Таня в наш разговор не вступала. Склонив голову, она о чем-то задумалась, погасив улыбку. А когда Черемушкин повернул ленивца на улицу, где я жил, она вдруг привстала и попросила остановиться.
– Что случилось?
– Я здесь… выйду. Вы уж одни там… повеселитесь…
И вышла. Никакие наши уговоры не могли удержать ее. Я кивнул Саше, чтобы он один ехал, а сам пошел с Таней, взволнованный, обескураженный. Долго не мог вымолвить ни слова, только глядел и глядел на нее, смурую, непонятную.
Она шла, не поднимая головы, сжав губы, избегая моего взгляда. Казалось, вот-вот она заплачет.
– Ну что же ты, Таня? – наконец спросил я, прижимая ее суховатый локоток к себе.
– Не спрашивай, – с болью в сердце откликнулась она.
– Как же? Ведь мы уже все решили. Ну, Танюша?
– Плохо мы решили. Плохо…
Подняв голову, она ткнулась мне в плечо, и я увидел слезы, крупные и светлые.
– Что же плохого, Таня?
Голос мой дрожал, хрипел – я не узнавал в нем себя, таким он странным был сейчас.
– Что же ты молчишь? – продолжал я хрипеть. – Скажи, что тебя страшит?..
– А ты не догадываешься?
– Нет.
– Какой ты, Кузя. Какой… – она не договорила, опять заплакала.
Мне подумалось, что через мгновенье она произнесет нечто такое, что положит конец всем моим надеждам, и я сжался, ожидая этого приговора. Она медлила, тогда я шепотом попросил:
– Говори же, не томи душу.
– Добрый ты, вот какой, – так же, шепотом ответила она. – А я, – с горечью повысила голос, – не хочу пользоваться твоей добротой. Ты и так уж сколько потерял из-за меня. Где твои подготовительные курсы? Нет, нет, не могу я быть твоей обузой.
– Перестань! Что ты придумала?
– Кузя, ты не знаешь, не знаешь, что меня сегодня назвали… инвалидкой. Да, да. И работать мне пока не придется. Велели отдыхать. Понял теперь? Понял, что это зна…
– Понял! – перебил я ее. – Напугали тебя, и ты засовестилась. Люблю я тебя, какая есть. Вот и все! И не отдам тебя никому.
– Но, Кузя…
– Молчи! Я еще не все сказал. От тебя я и сейчас никуда не уеду.
– Не будешь учиться? – с тревогой взглянула мне в глаза.

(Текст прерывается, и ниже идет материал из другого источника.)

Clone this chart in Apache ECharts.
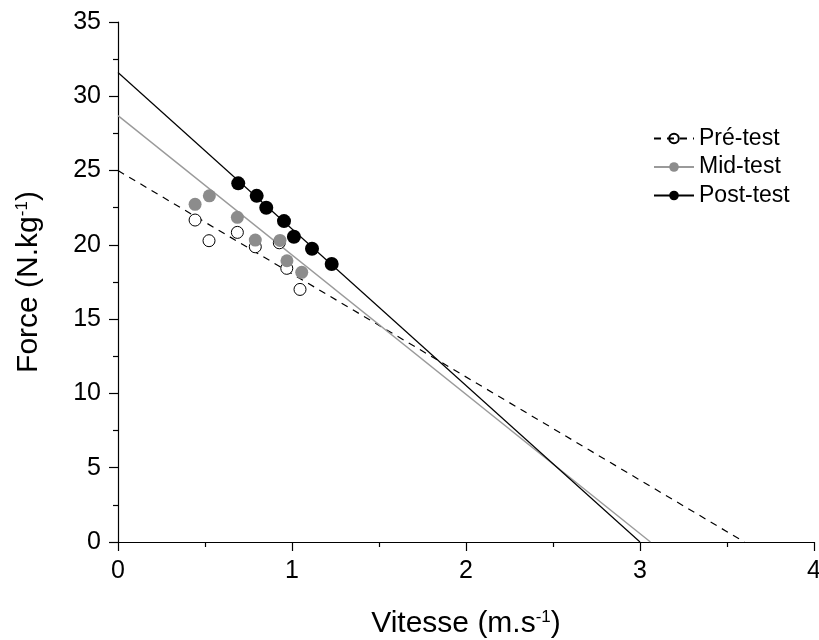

– Буду. Попрошусь на заочное отделение. Олег, дружок мой, писал, что скоро набор будет.
– Заочно? – раздумчиво проговорила Таня. – Но то ли это?
– То, что нужно, Таня, – загорячился я. – Только бы приняли, а уж я… Не постараюсь, что ли? Будь же со мной, а, Таня? Там и баба Соня ждет. Ну?
– Нет, нет, Кузя, сейчас не могу, – опять беспокойно замотала она головой. – Сейчас хочу попросить тебя только об одном: если можешь, проводи меня в деревне к маме в сыроварню. Там я малость и отдохну. А ты тоже… своих увидишь. Я бы сегодня и собралась, Кузя.
Что я мог ответить?
Проводив Таню на ее квартиру, я долго еще бредил по улицам городка. А когда зашел в свою комнатушку, увидел встревоженную бабу Соню. Глазами спросила она, где Таня.
– Ее еще не выписали, – пряча от бабкиного взгляда глаза, ответил я.
– Бедная, бедная… А я-то старалась. Ты, Кузя, хоть пирожки отнеси ей.